Reading: Psalm 119: 1-8

The ‘heart’ is mentioned a couple of times in the opening stanza to Psalm 119.  For the psalmist and for the people of Israel, the heart was what guided life.  For them, the heart contained all emotions, all thought, all intellect, all desires…  All of who one was and ever would be was thought to be in their heart.  When one reads this passage, with its emphasis on the heart, it expands our understanding of what it means to “seek Him with all of our heart”.  For the Israelites and for us, it means pursuing God with all you’ve got.
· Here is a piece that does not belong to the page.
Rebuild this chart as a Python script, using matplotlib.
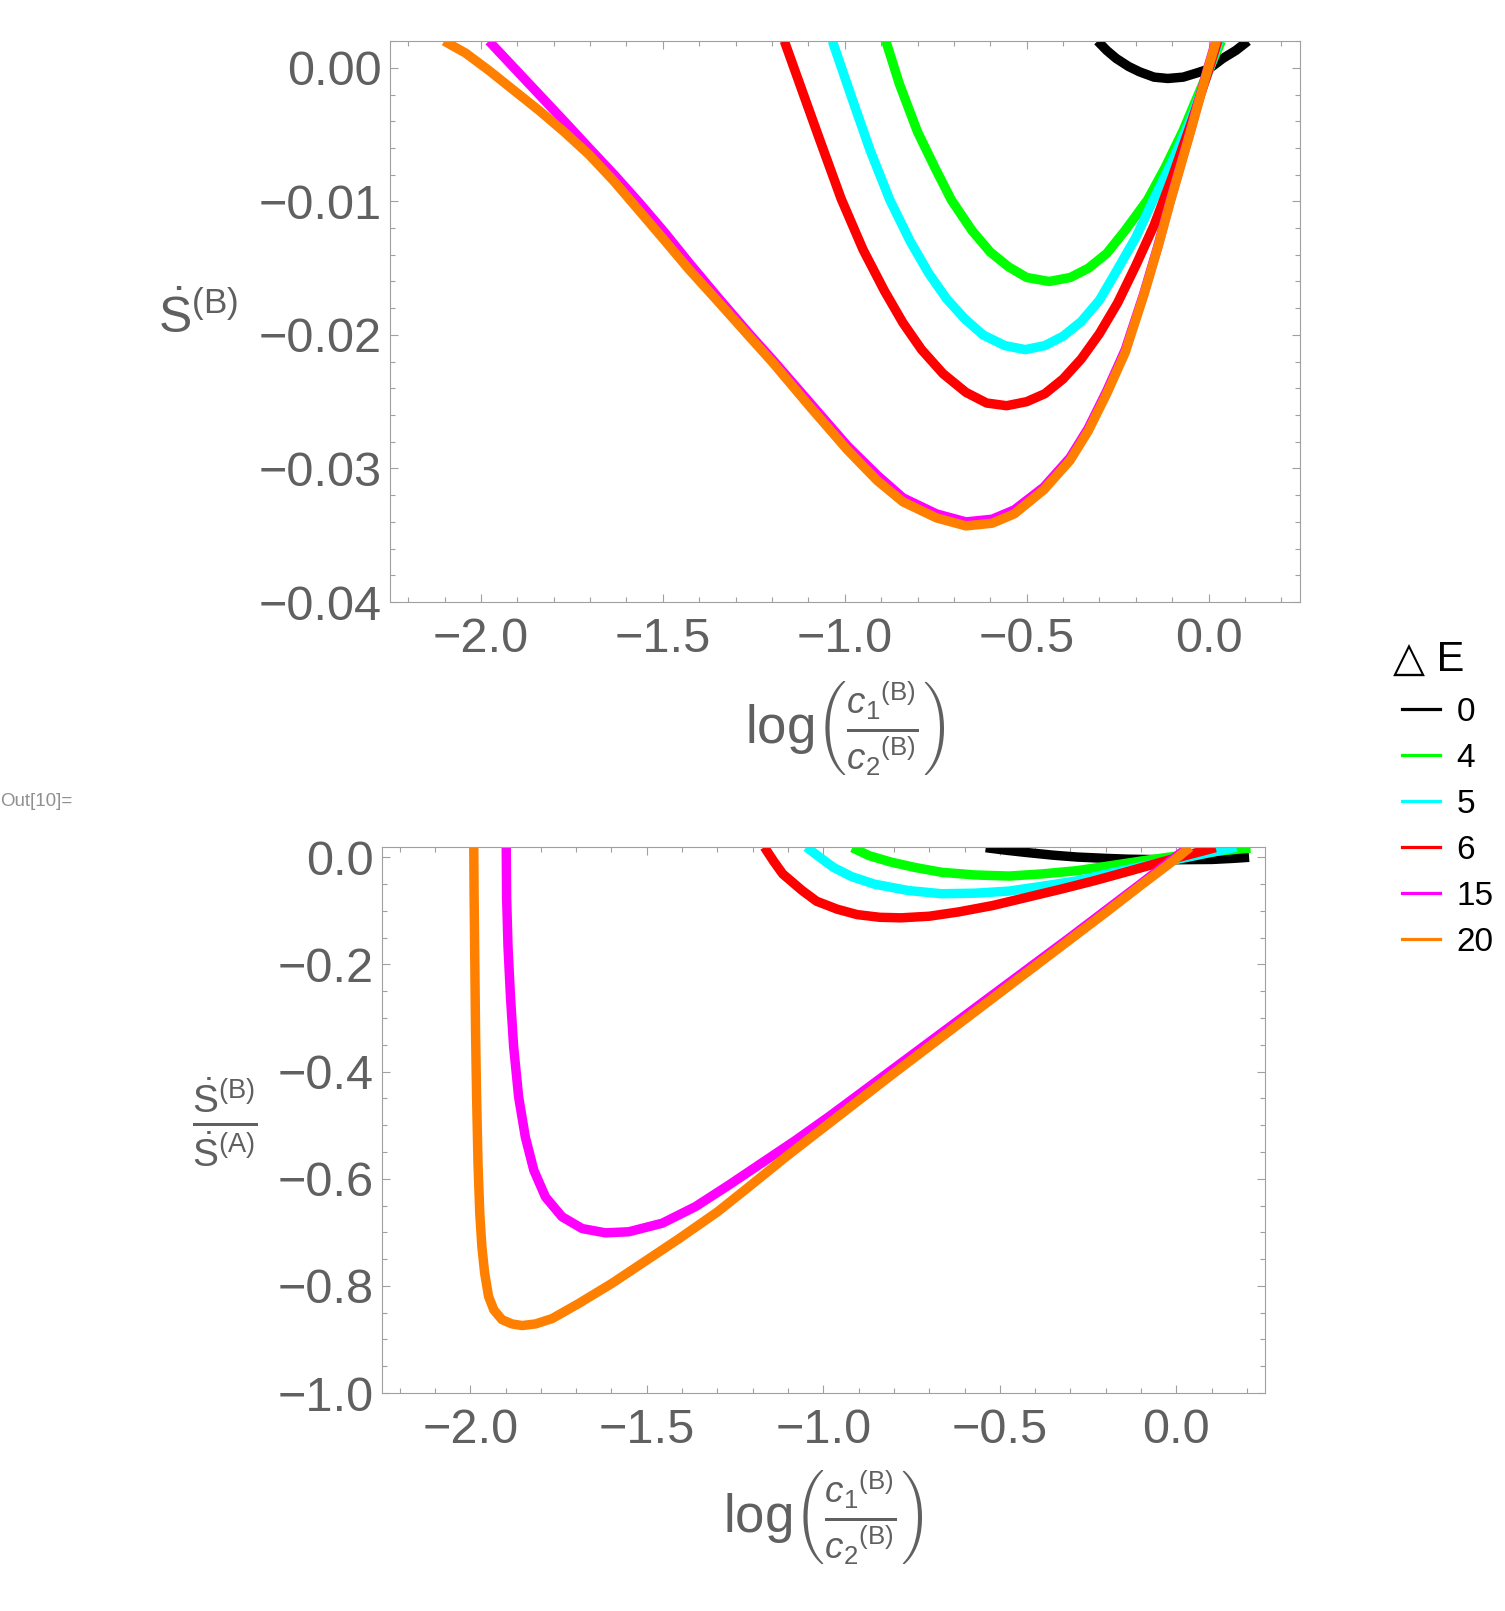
import matplotlib
matplotlib.use('Agg')

import numpy as np
import matplotlib.pyplot as plt
from matplotlib.lines import Line2D
from matplotlib.ticker import MultipleLocator, FuncFormatter

plt.rcParams['font.family'] = ['Liberation Sans', 'DejaVu Sans']
plt.rcParams['mathtext.fontset'] = 'custom'
plt.rcParams['mathtext.rm'] = 'Liberation Sans'
plt.rcParams['mathtext.it'] = 'Liberation Sans:italic'

# --- datos ---
delta_E = ['0', '4', '5', '6', '15', '20']
colores = ['#000000', '#00ff00', '#00ffff', '#ff0000', '#ff00ff', '#ff8000']

# panel superior: S punto (B)
x0_top = [-0.305, -0.28, -0.254, -0.22, -0.19, -0.15, -0.112, -0.07, -0.034, 0.0, 0.039, 0.075, 0.108]
y0_top = [0.0020, 0.0013, 0.0007, 0.0001, -0.0003, -0.0007, -0.0008, -0.0007, -0.0004, -0.0001, 0.0007, 0.0013, 0.0020]

x4_top = [-0.887, -0.85, -0.80, -0.75, -0.707, -0.65, -0.60, -0.55, -0.50, -0.438, -0.38, -0.33, -0.28, -0.23,
          -0.168, -0.12, -0.07, -0.03, 0.0, 0.035]
y4_top = [0.0020, -0.0012, -0.0048, -0.0076, -0.0099, -0.0122, -0.0138, -0.0149, -0.0157, -0.0160, -0.0157, -0.0150,
          -0.0139, -0.0122, -0.0099, -0.0075, -0.0047, -0.0021, -0.0002, 0.0020]

x5_top = [-1.034, -0.98, -0.93, -0.876, -0.82, -0.769, -0.72, -0.67, -0.62, -0.56, -0.504, -0.45, -0.40, -0.35, -0.30,
          -0.259, -0.20, -0.152, -0.10, -0.05, 0.0, 0.028]
y5_top = [0.0020, -0.0023, -0.0062, -0.0099, -0.0130, -0.0154, -0.0173, -0.0188, -0.0200, -0.0208, -0.0211, -0.0208,
          -0.0201, -0.0190, -0.0174, -0.0155, -0.0127, -0.0099, -0.0070, -0.0039, -0.0003, 0.0020]

x6_top = [-1.166, -1.12, -1.070, -1.010, -0.95, -0.891, -0.84, -0.789, -0.73, -0.667, -0.61, -0.555, -0.50, -0.45, -0.40,
          -0.35, -0.30, -0.25, -0.20, -0.15, -0.10, -0.05, 0.0, 0.025]
y6_top = [0.0020, -0.0015, -0.0053, -0.0098, -0.0136, -0.0167, -0.0191, -0.0211, -0.0229, -0.0243, -0.0251, -0.0253,
          -0.0250, -0.0244, -0.0233, -0.0218, -0.0199, -0.0176, -0.0148, -0.0118, -0.0082, -0.0043, -0.0002, 0.0020]

x15_top = [-1.978, -1.909, -1.840, -1.771, -1.703, -1.634, -1.565, -1.496, -1.428, -1.345, -1.263, -1.197, -1.095, -0.993,
           -0.911, -0.840, -0.748, -0.667, -0.595, -0.534, -0.453, -0.381, -0.331, -0.280, -0.229, -0.178, -0.14,
           -0.105, -0.05, -0.003, 0.020]
y15_top = [0.0020, 0.0000, -0.0020, -0.0040, -0.0060, -0.0080, -0.0101, -0.0123, -0.0146, -0.0173, -0.0199, -0.0219,
           -0.0251, -0.0283, -0.0305, -0.0322, -0.0334, -0.0340, -0.0338, -0.0331, -0.0314, -0.0292, -0.0270, -0.0242,
           -0.0211, -0.0169, -0.0134, -0.0099, -0.0047, -0.0001, 0.0020]

x20_top = [-2.101, -2.042, -1.978, -1.909, -1.840, -1.771, -1.703, -1.634, -1.565, -1.496, -1.428, -1.345, -1.263,
           -1.197, -1.095, -0.993, -0.911, -0.840, -0.748, -0.667, -0.595, -0.534, -0.453, -0.381, -0.331, -0.280,
           -0.229, -0.178, -0.14, -0.105, -0.05, -0.003, 0.021]
y20_top = [0.0020, 0.0011, -0.0002, -0.0017, -0.0032, -0.0048, -0.0065, -0.0085, -0.0107, -0.0129, -0.0151, -0.0176,
           -0.0201, -0.0221, -0.0254, -0.0286, -0.0309, -0.0325, -0.0337, -0.0343, -0.0341, -0.0334, -0.0316, -0.0294,
           -0.0272, -0.0244, -0.0213, -0.0170, -0.0135, -0.0100, -0.0048, -0.0002, 0.0020]

# panel inferior: cociente S(B)/S(A)
x0_bot = [-0.540, -0.48, -0.425, -0.35, -0.282, -0.20, -0.138, -0.06, 0.005, 0.101, 0.160, 0.206]
y0_bot = [0.018, 0.013, 0.009, 0.004, 0.0005, -0.002, -0.0035, -0.0043, -0.0045, -0.004, -0.002, 0.000]

x4_bot = [-0.918, -0.87, -0.808, -0.74, -0.665, -0.57, -0.473, -0.38, -0.282, -0.19, -0.090, 0.053, 0.187, 0.21]
y4_bot = [0.018, 0.003, -0.009, -0.019, -0.028, -0.033, -0.035, -0.031, -0.025, -0.016, -0.006, 0.007, 0.016, 0.017]

x5_bot = [-1.048, -1.01, -0.971, -0.92, -0.856, -0.76, -0.665, -0.57, -0.473, -0.38, -0.282, -0.19, -0.090, 0.053,
          0.149, 0.17]
y5_bot = [0.019, 0.000, -0.019, -0.036, -0.050, -0.062, -0.068, -0.067, -0.063, -0.054, -0.044, -0.030, -0.016, 0.003,
          0.016, 0.019]

x6_bot = [-1.167, -1.14, -1.115, -1.06, -1.019, -0.96, -0.904, -0.84, -0.780, -0.70, -0.617, -0.52, -0.425, -0.33,
          -0.234, -0.14, -0.043, 0.03, 0.111]
y6_bot = [0.019, -0.008, -0.031, -0.062, -0.082, -0.097, -0.107, -0.112, -0.113, -0.110, -0.102, -0.090, -0.075,
          -0.060, -0.044, -0.027, -0.009, 0.004, 0.018]

x15_bot = [-1.898, -1.897, -1.893, -1.886, -1.877, -1.863, -1.844, -1.820, -1.787, -1.740, -1.683, -1.617, -1.551,
           -1.456, -1.362, -1.268, -1.173, -1.078, -0.984, -0.9, -0.8, -0.7, -0.6, -0.5, -0.4, -0.3, -0.2, -0.1,
           0.0, 0.035]
y15_bot = [0.020, -0.074, -0.167, -0.261, -0.354, -0.447, -0.522, -0.584, -0.634, -0.671, -0.693, -0.701, -0.699,
           -0.683, -0.652, -0.612, -0.570, -0.528, -0.484, -0.443, -0.394, -0.345, -0.296, -0.247, -0.198, -0.149,
           -0.099, -0.049, 0.002, 0.019]

x20_bot = [-1.990, -1.989, -1.987, -1.985, -1.982, -1.978, -1.973, -1.967, -1.959, -1.948, -1.933, -1.910, -1.882,
           -1.853, -1.815, -1.768, -1.693, -1.598, -1.50, -1.409, -1.30, -1.22, -1.10, -1.0, -0.9, -0.8, -0.7, -0.6,
           -0.5, -0.4, -0.3, -0.2, -0.1, 0.0, 0.039]
y20_bot = [0.020, -0.074, -0.198, -0.323, -0.447, -0.571, -0.665, -0.727, -0.777, -0.820, -0.845, -0.863, -0.871,
           -0.874, -0.871, -0.861, -0.833, -0.795, -0.752, -0.712, -0.662, -0.620, -0.556, -0.505, -0.454, -0.403,
           -0.353, -0.303, -0.253, -0.203, -0.153, -0.103, -0.052, -0.002, 0.019]

curvas_top = [(x0_top, y0_top), (x4_top, y4_top), (x5_top, y5_top), (x6_top, y6_top), (x15_top, y15_top), (x20_top, y20_top)]
curvas_bot = [(x0_bot, y0_bot), (x4_bot, y4_bot), (x5_bot, y5_bot), (x6_bot, y6_bot), (x15_bot, y15_bot), (x20_bot, y20_bot)]

gris = '#606060'
gris_marco = '#a0a0a0'
grosor = 6.8

def fmt(dec):
    def f(v, pos):
        s = ('%.' + str(dec) + 'f') % v
        if float(s) == 0:
            s = s.replace('-', '')
        return s.replace('-', '\u2212')
    return FuncFormatter(f)

def estilo(ax, ymaj, ymin, ydec):
    ax.xaxis.set_major_locator(MultipleLocator(0.5))
    ax.xaxis.set_minor_locator(MultipleLocator(0.1))
    ax.yaxis.set_major_locator(MultipleLocator(ymaj))
    ax.yaxis.set_minor_locator(MultipleLocator(ymin))
    ax.xaxis.set_major_formatter(fmt(1))
    ax.yaxis.set_major_formatter(fmt(ydec))
    ax.tick_params(which='both', direction='in', top=True, right=True, color=gris_marco, width=0.8)
    ax.tick_params(which='major', length=6)
    ax.tick_params(which='minor', length=3.5)
    ax.tick_params(axis='x', labelsize=35, labelcolor=gris, pad=11)
    ax.tick_params(axis='y', labelsize=35, labelcolor=gris, pad=6)
    for s in ax.spines.values():
        s.set_color(gris_marco)
        s.set_linewidth(0.8)

fig = plt.figure(figsize=(15.05, 16.11), dpi=100)

ax1 = fig.add_axes([0.2591, 0.6263, 0.8635 - 0.2591, 0.9745 - 0.6263])
for (xx, yy), c in zip(curvas_top, colores):
    ax1.plot(xx, yy, color=c, lw=grosor, solid_capstyle='butt', solid_joinstyle='round')
ax1.set_xlim(-2.25, 0.25)
ax1.set_ylim(-0.04, 0.002)
estilo(ax1, 0.01, 0.002, 2)

ax2 = fig.add_axes([0.2538, 0.1353, 0.8403 - 0.2538, 0.4745 - 0.1353])
for (xx, yy), c in zip(curvas_bot, colores):
    ax2.plot(xx, yy, color=c, lw=grosor, solid_capstyle='butt', solid_joinstyle='round')
ax2.set_xlim(-2.25, 0.25)
ax2.set_ylim(-1.0, 0.02)
estilo(ax2, 0.2, 0.05, 1)

# etiquetas de ejes
etiq_x = r'$\mathrm{log}\left(\frac{{c_1}^{\mathrm{(B)}}}{{c_2}^{\mathrm{(B)}}}\right)$'
fig.text(0.5615, 0.548, etiq_x, fontsize=38, color=gris, ha='center', va='center')
fig.text(0.547, 0.0583, etiq_x, fontsize=38, color=gris, ha='center', va='center')
fig.text(0.1316, 0.8026, r'$\dot{\mathrm{S}}^{\mathrm{(B)}}$', fontsize=36, color=gris, ha='center', va='center')
fig.text(0.1495, 0.3036, r'$\frac{\dot{\mathrm{S}}^{\mathrm{(B)}}}{\dot{\mathrm{S}}^{\mathrm{(A)}}}$', fontsize=40,
         color=gris, ha='center', va='center')
fig.text(0.0, 1 - 801 / 1611, 'Out[10]=', fontsize=13.5, color='#909090', ha='left', va='center')

# leyenda
fig.text(1393 / 1505, 1 - 660 / 1611, '\u25b3 E', fontsize=30, color='black', ha='left', va='center')
handles = [Line2D([], [], color=c, lw=2.3) for c in colores]
fig.legend(handles, delta_E, loc='upper left', bbox_to_anchor=(1402 / 1505, 1 - 697 / 1611),
           frameon=False, fontsize=24, handlelength=1.14, handletextpad=0.5,
           labelspacing=0.45, borderpad=0, borderaxespad=0)

plt.savefig('out.png', dpi=100)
This passage emphasizes blessings when we learn to live according to God’s laws.  There is this idea of first learning God’s ways, precepts, and decrees.  Then the writer uses the word ‘obey’ several times.  This is because it is one thing to know the law and a whole other thing to obey it.  But this is not a rote process like memorizing state capitals for a test.  It is not boring or forced learning.  The psalmist writes, “I will praise you with an upright heart as I learn your righteous laws”.  There is joy and happiness in praise.

When we seek God with our whole hearts, obeying His ways as we live, then we find peace, contentment, assurance, and joy.  It is when we seek God and find these qualities defining our lives, it is then that we are truly blessed.  Living according to God’s ways and allowing God to be at the center of who we are – in our heart – transforms us into who God created us to be.  Living in God’s image and following Christ’s example brings a peace and joy in our lives that not only blesses us but also blesses those in our lives.

May we seek God with all of our heart, living lives overflowing with the blessings of our loving Father.  In this way, we live as light and love in the world.  Thanks be to God for this gift.